For another, there’s a curious lack of consensus “auteurs” during this period. Most of us think of Nazi Germany’s legacy by using directors as shorthand archetypes: Veit Harlan, the propagandist; Leni Reifenstahl, the compromised artist; Helmut Kaütner, the exception. Fascist Italy’s “auteurs” don’t readily fit into such easily digestible narratives, but both Bondanella and Steven Ricci have proffered Mario Camerini and Alessandro Blasetti as artists whose talents have gone unnoticed thanks to the (understandable) critical dismissal of the era. These were neither secret leftists nor mindless propagandists. They simply made popular entertainment and made it well — Camerini tackled Telefoni Bianchi or light comedies while Blasetti worked primarily with calligrafismo and provincial dramas. While Camerini helped make Vittorio De Sica a star, it was Blasetti whom the upcoming neorealists truly admired. Not only did he shoot his 1860 (1934) on location, but he hired nonprofessional actors and allowed them to speak in their natural Sicilian dialect, which, Bondanella notes, wouldn’t be noticed until Visconti started doing the same thing. His Four Steps in the Clouds (1942), about a pregnant girl who ropes a stranger into playing her husband, is often cited as the aesthetic precursor for neorealist style. These films alone break the traditional narrative that Italian filmmaking stagnated at this time, but one of Blasetti’s works is completely emblematic of the elusiveness of fascist cinema.

1941’s The Iron Crown was proudly made at Cinecittà, with an enormous budget relative to the pittance usually allotted for wartime productions. It’s a fairy tale, complete with a fratricidal king, a princess trapped in a castle, a prince braving danger to save her, and a series of prophecies recited by an old witch just daring the others to tempt their fate. It’s hardly what we think about when asked to picture a fascist film, but let’s look a bit closer. The prologue, presented to us as text in a bejeweled tome, recounts a story of a holy crown being transported from the Byzantium to the Pope in Rome that was lost in an unnamed kingdom along the way. The crown has the power to right historical wrongs, and, when King Sedemondo, having killed his brother and usurped his throne, learns that his brother’s son Arminio still lives, tries all he can to protect himself and his unmarried daughter. He thus hosts a tournament of strength to determine who will marry his daughter, and I’ll let you take a wild guess who wins. Bondanella describes the ambiguous fascist qualities of The Iron Crown thus: “while its message underlines a common sentiment among Italians at the time—the desire for peace and the cessation of hostilities during the Second World War—the symbolic implications of the search for a charismatic leader who will restore a magic crown to its rightful place in Rome may also point to Mussolini, Il Duce of a newly revived Rome.” The film truly does play it both ways and never quite feels like even light propaganda, though it does end with the explicitly militaristic imagery of swords, spears, and arms raised against sky.

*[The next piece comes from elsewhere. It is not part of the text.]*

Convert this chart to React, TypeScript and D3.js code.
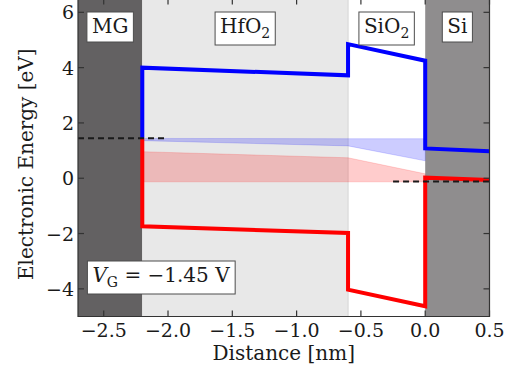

What initially struck me, having read a bit about the film’s production prior, was just how many sets were used. Every backdrop is different, hardly any of the elaborate set pieces are reused, and these sets change fast — after all, it’s an adventure film, and these characters keep moving. Equally impressive are the tournament sequences, which include swordplay and fantastical feats of strength reminiscent of Fritz Lang’s Die Nibelungen (1924), as well as a wild chariot battle in which Arminio jumps over wheels sprouting scimitars. While 1860 and Four Steps in the Clouds influenced the neorealists, the popular appeal of these massive mythological sword fights paved the way for the legions of American and Italian peplum films inevitably shot at Cinecittà. But Blasetti didn’t have to wait long to see his achievement and influence, as The Iron Crown won that year’s Coppa Mussolini award, now called the Golden Lion. Of course, in 1941 Italy was losing the war, and The Iron Crown faced little competition. If anything, the award signaled the regime’s explicit approval with what Blasetti had made during his time at Cinecittà.

So, does this give us any hint of what a lowercase-f fascist film may look like today? If anything, The Iron Crown complicates that question. It never looks quite like militaristic propaganda, it never explicitly comments on the politics of the day, and it wasn’t even subject to censorship. On the other hand, it’s easy to parse which imagery is favorable to the fascist mind: military might, strongmen leaders, and an army of faceless faces. It’s simultaneously populist and authoritarian, stating that it’s the people’s demand to have a rightful king, and one couldn’t ask for a better distillation of Fascist philosophy than that. I can’t quite think of many contemporary American films that quite hit those points, but, though I still caution at using the term as a synonym for “dreck,” it’s good to remember that such films won’t look like — won’t even be — propaganda. Mussolini himself just wanted them to be good and Italian. Though Bondanella called The Iron Crown “perhaps the most unusual film of the more than seven hundred made between the advent of sound in 1930 and the fall of the Fascist regime in 1943,” it serves as a paragon of these ambiguities of Fascist filmmaking and a lodestar for the expensive American-Italian co-productions that would dominate the international box office.

Just four years after Blasetti made The Iron Crown, occupying Allied forces turned Cinecittà into a refugee camp. The neorealists, also inspired by Blasetti, thus turned away from the studios and toward the streets.